In 1976, more than a quarter century after the Symphony Hall organ was built, Biggs discussed concert hall organ design in general, and the Symphony Hall organ in particular, in a telephone conversation with the organ builder Charles Fisk, who noted down many of Biggs’s comments. Although his tastes in many things had changed by that time, Biggs felt that there were some basic things about concert hall organs that remained constant and ought not be ignored. He still found the Symphony Hall specification serviceable if it were stripped of some of its “characterless stops,” and he made special mention of the four-stop Bombarde division (reeds at 16’, 8’, and 4’, with a six-rank mixture), calling it “extremely good” and very useful. As to consoles, the detached and reversed type was best, and the use of mirrors was bad—“good visibility of the conductor” was important. An enclosed division was necessary, also as many combination pistons as possible, because “conductors never understand you aren’t flexible.” A crescendo pedal and a sforzando piston were likewise considered essential. The Symphony Hall organ had all these things, and by the time of his conversation with Fisk, Biggs had had ample experience in their use.

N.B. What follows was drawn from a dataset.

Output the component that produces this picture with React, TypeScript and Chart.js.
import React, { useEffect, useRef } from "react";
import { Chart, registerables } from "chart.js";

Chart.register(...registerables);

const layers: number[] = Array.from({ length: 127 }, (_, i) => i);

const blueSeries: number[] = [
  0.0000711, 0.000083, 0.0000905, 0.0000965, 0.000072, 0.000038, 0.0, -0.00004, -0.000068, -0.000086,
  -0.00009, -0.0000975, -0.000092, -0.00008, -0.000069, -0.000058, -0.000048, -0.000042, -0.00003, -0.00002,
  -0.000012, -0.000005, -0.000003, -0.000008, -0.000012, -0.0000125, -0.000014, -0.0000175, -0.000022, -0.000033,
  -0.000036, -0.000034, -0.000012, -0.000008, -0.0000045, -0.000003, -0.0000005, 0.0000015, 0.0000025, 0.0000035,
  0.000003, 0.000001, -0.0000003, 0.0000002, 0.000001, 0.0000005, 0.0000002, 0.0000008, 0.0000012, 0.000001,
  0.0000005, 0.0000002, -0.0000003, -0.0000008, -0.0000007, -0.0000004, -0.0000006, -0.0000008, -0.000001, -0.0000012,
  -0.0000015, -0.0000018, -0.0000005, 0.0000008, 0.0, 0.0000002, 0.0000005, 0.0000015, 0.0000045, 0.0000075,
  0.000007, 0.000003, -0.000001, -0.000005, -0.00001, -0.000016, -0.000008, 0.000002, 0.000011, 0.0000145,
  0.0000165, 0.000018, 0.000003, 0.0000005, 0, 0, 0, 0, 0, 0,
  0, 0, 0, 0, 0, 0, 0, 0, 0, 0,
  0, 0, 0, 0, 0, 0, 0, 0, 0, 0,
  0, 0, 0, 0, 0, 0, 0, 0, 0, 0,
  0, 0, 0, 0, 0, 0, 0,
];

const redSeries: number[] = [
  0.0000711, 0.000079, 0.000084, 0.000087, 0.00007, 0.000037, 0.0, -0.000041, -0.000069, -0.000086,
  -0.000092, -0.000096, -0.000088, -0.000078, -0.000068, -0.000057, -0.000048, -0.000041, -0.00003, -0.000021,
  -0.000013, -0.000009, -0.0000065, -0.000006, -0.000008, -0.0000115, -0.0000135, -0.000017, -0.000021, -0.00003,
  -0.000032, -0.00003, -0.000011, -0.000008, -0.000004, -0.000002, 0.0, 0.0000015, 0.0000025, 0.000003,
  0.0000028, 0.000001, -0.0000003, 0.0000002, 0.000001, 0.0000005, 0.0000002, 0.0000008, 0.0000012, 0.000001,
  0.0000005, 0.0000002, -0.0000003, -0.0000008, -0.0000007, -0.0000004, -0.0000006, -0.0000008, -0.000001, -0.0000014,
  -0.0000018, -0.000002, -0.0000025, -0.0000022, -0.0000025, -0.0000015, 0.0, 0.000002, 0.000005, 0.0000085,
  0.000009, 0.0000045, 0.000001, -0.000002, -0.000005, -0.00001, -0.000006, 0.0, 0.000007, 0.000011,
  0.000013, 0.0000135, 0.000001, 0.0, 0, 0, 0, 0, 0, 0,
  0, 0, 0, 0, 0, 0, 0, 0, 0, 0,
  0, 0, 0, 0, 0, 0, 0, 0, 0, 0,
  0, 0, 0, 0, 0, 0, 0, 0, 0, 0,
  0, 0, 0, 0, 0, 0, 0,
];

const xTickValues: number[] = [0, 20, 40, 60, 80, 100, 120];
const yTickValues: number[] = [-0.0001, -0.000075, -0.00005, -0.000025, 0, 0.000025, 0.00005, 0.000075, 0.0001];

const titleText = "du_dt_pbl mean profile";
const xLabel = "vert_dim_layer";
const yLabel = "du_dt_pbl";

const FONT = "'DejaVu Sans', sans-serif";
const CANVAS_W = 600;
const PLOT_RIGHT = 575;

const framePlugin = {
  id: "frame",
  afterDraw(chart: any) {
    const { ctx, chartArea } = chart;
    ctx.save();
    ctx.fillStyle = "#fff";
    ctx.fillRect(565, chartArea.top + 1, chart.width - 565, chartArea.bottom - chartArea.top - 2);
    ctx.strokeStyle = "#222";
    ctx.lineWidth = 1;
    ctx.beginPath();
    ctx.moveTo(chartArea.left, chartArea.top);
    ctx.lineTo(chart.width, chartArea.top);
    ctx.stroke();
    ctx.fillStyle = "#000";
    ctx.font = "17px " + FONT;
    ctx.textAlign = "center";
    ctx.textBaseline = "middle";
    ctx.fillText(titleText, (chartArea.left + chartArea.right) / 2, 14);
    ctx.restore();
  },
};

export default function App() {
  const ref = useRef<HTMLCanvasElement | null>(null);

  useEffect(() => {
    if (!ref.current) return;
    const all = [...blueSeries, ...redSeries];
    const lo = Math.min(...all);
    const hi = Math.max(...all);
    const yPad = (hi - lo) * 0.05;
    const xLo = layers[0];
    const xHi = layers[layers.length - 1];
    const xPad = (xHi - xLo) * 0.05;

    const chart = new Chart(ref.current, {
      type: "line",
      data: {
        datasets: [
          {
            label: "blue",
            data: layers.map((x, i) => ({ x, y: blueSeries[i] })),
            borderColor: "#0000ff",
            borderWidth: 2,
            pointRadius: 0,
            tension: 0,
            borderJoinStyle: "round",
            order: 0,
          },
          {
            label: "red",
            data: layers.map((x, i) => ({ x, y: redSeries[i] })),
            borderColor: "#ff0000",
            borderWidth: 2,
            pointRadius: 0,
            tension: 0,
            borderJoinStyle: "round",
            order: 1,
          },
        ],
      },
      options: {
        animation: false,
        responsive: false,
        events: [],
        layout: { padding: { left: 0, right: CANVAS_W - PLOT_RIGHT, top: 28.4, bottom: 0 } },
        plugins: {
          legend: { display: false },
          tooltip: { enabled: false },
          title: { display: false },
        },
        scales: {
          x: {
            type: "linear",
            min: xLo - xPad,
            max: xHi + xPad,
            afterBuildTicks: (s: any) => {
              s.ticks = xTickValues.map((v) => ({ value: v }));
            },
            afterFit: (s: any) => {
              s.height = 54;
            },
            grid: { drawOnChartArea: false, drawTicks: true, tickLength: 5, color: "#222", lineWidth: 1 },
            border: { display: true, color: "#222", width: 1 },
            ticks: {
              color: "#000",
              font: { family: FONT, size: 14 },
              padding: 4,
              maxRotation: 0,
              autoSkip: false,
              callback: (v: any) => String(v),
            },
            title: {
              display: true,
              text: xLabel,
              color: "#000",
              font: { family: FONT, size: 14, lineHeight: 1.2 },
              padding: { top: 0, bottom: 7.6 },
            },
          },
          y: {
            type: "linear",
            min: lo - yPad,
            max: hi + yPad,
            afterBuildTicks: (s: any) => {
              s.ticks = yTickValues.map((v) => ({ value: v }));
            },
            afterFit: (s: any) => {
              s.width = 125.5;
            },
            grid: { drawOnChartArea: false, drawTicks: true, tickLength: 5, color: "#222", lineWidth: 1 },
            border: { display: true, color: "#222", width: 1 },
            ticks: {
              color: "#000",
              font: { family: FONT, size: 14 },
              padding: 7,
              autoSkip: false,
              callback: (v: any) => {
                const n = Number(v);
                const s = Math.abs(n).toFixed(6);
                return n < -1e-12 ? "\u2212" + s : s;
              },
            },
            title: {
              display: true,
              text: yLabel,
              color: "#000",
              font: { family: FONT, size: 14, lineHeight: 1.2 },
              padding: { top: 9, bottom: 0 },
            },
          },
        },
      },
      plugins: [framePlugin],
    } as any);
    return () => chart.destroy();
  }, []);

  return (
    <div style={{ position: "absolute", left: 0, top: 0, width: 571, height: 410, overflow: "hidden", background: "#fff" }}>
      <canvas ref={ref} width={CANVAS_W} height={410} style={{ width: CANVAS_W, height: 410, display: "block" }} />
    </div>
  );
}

Throughout the rest of his tenure as official Boston Symphony organist, Biggs tried to have at least one major work involving the organ included in every season. After the introduction of the new instrument to the organ world at the 1950 American Guild of Organists convention, the local chapter, with the assistance and cooperation of Biggs, sponsored a regular series of Symphony Hall organ recitals. It ran for several years and featured a number of notable players, including, of course, Biggs.
Biggs’s involvement with concert hall organs—encouraging their procurement as well as advising on their design—by no means ended with the Symphony Hall instrument. Because Biggs played so many concerts with orchestras throughout the country, his advice was frequently asked, willingly given, and often taken. His zeal in this regard never slackened, and toward the end of his life he was outspokenly involved in the controversy surrounding an organ that had been donated to Carnegie Hall and refused.